» PROBLEM TO SOLVE: Examine the records and identify each line that includes the string "standalone". Copy those lines.
# Start of PROVIDED RECORDS
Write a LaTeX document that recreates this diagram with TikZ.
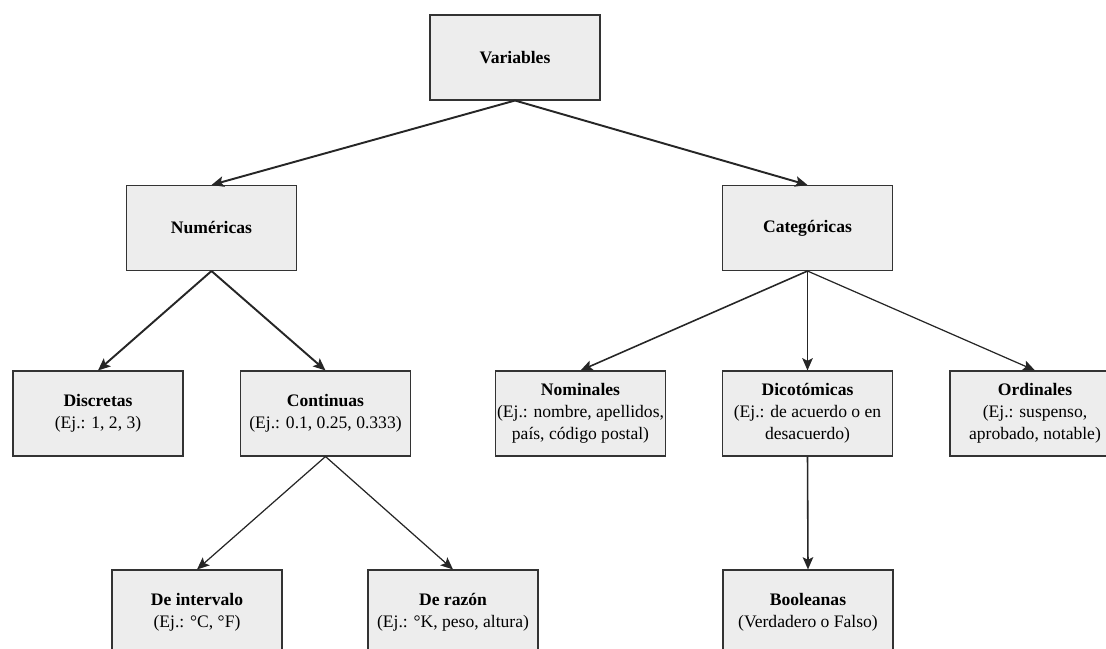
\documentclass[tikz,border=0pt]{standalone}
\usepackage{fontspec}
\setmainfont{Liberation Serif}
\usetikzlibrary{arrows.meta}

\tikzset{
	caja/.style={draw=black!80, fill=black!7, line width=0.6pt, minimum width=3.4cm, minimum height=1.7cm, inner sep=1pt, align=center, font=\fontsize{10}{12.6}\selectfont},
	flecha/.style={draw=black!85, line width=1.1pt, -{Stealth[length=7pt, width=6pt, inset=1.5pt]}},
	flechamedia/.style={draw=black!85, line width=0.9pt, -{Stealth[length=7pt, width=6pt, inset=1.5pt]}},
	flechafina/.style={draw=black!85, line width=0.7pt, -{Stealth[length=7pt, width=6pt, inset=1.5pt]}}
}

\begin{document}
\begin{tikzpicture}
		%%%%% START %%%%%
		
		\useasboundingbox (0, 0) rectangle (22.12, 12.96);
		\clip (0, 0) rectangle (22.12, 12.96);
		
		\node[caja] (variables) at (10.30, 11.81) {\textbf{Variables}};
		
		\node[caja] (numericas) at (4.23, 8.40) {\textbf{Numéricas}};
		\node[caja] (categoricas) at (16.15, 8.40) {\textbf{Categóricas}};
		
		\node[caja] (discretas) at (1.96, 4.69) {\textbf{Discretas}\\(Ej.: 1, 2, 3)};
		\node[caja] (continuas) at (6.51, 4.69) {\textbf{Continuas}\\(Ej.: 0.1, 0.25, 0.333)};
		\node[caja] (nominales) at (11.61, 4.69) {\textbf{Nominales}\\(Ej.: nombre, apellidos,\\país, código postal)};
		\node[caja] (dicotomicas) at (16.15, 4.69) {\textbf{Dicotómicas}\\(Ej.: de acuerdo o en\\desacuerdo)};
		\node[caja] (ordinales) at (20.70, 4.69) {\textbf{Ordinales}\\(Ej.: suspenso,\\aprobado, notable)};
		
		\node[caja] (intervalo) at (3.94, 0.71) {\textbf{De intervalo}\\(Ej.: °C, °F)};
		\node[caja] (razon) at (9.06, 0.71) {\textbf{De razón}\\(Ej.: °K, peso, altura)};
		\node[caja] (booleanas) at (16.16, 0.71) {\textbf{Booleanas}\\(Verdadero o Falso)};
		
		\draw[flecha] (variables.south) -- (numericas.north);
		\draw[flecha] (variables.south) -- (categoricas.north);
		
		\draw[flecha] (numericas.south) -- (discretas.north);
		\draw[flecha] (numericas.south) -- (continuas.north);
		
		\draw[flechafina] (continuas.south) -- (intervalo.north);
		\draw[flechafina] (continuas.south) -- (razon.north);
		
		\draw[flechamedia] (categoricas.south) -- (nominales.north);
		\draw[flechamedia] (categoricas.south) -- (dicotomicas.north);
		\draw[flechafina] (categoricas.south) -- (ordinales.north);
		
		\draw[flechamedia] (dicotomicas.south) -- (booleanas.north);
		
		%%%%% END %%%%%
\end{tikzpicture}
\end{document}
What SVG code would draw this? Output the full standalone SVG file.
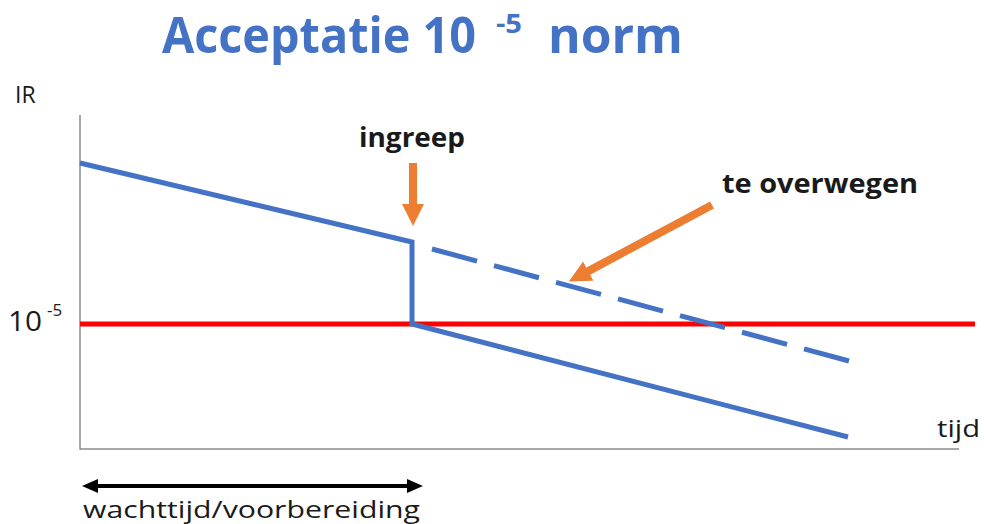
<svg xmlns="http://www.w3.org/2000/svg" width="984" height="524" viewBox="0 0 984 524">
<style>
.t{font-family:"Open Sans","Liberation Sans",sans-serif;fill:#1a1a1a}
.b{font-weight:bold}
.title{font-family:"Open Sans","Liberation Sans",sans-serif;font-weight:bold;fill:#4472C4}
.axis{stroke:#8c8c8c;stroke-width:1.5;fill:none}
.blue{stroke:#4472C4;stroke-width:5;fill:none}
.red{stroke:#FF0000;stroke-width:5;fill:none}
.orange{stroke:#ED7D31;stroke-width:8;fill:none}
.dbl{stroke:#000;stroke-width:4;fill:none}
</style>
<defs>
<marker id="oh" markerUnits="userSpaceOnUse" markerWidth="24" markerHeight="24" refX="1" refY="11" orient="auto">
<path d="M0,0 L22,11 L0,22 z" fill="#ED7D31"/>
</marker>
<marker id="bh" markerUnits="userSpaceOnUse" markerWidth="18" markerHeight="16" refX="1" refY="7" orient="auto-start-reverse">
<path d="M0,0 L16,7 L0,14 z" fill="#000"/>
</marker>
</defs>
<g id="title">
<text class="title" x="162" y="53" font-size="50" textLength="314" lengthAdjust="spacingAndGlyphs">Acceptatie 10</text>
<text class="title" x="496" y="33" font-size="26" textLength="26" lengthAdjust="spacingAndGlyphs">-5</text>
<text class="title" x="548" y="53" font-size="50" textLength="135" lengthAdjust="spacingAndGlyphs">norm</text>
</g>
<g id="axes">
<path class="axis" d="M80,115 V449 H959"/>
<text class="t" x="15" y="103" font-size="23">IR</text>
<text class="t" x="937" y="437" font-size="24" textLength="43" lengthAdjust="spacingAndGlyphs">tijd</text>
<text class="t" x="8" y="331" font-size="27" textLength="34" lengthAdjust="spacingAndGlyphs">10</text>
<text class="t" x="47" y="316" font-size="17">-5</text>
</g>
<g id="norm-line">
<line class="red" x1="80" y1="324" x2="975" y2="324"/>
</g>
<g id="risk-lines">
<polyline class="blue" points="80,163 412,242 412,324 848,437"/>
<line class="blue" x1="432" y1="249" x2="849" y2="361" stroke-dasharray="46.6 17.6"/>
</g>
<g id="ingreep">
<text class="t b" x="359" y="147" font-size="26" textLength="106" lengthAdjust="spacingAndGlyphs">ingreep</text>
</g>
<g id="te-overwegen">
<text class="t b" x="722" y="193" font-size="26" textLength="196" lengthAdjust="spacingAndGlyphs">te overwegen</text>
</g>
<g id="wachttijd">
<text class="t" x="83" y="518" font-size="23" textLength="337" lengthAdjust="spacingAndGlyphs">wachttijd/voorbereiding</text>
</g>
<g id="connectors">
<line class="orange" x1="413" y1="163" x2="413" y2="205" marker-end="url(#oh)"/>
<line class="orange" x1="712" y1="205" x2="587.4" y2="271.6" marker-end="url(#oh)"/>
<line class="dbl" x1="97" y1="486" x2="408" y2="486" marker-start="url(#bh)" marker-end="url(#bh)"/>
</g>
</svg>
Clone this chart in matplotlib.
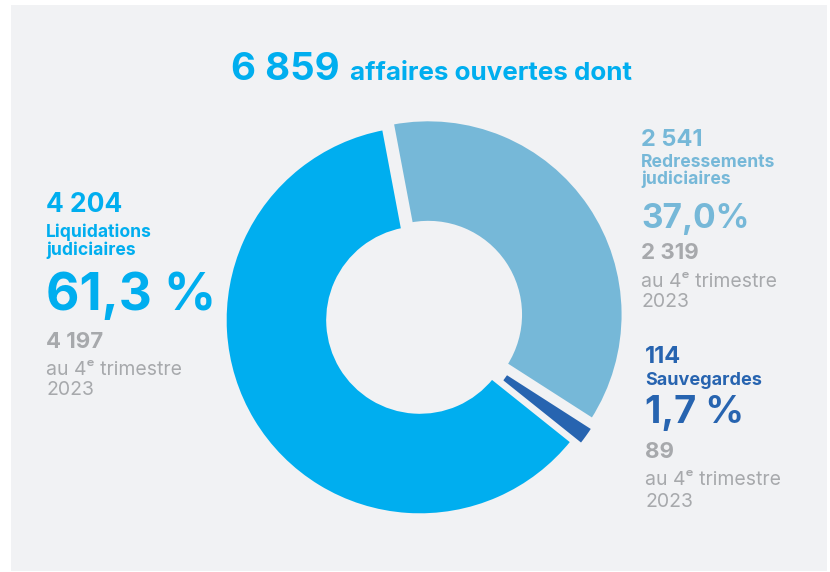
# End of PROVIDED RECORDS
» EXPECTED ANSWER:
\documentclass[tikz,border=0pt]{standalone}
What SVG code would draw this? Output the full standalone SVG file.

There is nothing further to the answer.